**SHORT PROBLEM**
What is the number of lines containing the string "Output"? Answer with the number only.

**RAW DATA**
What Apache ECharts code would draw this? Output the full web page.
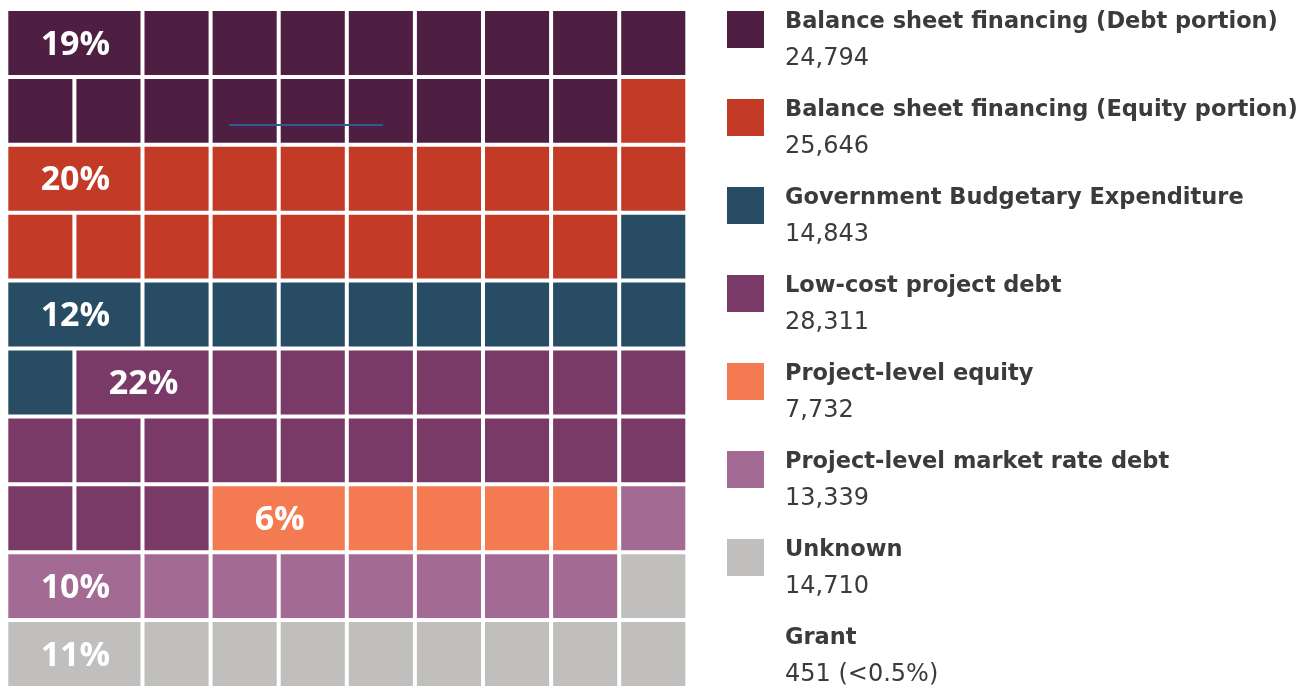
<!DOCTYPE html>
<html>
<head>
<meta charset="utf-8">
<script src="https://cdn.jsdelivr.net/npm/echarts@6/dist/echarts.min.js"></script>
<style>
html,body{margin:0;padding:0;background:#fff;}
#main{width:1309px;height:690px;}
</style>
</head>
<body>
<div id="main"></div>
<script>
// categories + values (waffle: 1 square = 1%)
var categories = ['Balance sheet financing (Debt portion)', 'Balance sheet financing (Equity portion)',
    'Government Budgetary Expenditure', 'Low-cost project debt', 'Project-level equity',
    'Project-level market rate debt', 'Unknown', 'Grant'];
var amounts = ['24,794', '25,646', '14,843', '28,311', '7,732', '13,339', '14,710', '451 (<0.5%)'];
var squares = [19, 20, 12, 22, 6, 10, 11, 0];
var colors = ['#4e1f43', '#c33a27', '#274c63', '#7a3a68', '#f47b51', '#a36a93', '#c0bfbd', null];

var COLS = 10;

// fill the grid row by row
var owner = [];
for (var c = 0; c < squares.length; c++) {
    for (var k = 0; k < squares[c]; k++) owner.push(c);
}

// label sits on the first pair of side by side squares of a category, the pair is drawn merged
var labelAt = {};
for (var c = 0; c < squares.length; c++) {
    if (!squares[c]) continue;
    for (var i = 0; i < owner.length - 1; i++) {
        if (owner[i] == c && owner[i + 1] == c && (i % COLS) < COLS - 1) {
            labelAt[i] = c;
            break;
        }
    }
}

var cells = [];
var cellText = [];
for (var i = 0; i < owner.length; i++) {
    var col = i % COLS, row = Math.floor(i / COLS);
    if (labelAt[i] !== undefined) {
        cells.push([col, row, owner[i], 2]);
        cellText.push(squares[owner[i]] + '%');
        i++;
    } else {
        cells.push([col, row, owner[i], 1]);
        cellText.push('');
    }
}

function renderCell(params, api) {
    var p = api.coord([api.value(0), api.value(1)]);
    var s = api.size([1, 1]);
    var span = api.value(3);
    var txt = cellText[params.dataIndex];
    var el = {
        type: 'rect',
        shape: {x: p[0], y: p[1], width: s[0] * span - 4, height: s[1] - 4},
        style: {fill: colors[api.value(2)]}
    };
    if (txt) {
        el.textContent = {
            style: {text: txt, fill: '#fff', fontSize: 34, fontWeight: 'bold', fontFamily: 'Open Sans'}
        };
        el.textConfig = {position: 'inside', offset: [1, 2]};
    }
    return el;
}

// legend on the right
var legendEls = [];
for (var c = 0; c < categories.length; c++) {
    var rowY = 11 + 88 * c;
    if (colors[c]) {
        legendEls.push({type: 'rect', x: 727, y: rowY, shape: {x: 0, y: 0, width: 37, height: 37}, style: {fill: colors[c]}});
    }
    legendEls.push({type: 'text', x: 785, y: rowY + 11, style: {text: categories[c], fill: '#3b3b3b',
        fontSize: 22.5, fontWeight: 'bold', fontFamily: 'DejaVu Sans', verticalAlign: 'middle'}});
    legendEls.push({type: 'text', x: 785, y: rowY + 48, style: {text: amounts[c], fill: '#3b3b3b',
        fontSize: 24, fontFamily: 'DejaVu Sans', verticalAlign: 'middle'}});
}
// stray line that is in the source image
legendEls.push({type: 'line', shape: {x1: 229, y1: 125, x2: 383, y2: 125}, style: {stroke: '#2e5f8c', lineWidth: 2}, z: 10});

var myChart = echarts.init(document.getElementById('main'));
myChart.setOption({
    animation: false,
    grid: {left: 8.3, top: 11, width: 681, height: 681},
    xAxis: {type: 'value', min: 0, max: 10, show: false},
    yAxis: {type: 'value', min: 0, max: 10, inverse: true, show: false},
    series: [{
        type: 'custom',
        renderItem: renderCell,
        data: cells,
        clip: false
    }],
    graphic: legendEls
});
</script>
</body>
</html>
* * *
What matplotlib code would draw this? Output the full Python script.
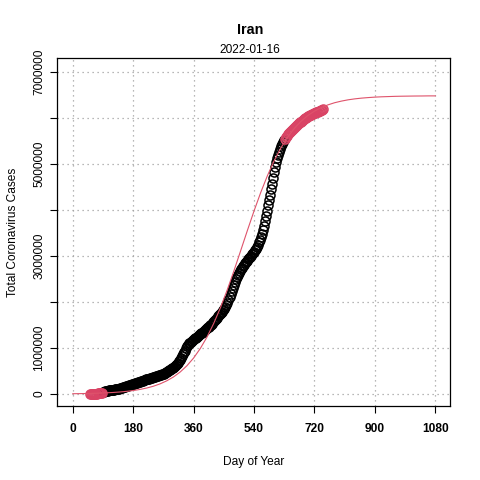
==
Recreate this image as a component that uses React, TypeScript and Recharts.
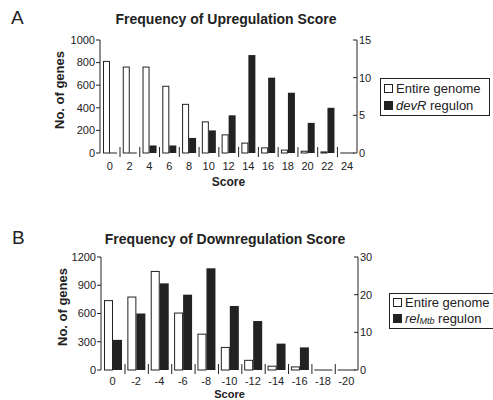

**THE REPLY**
2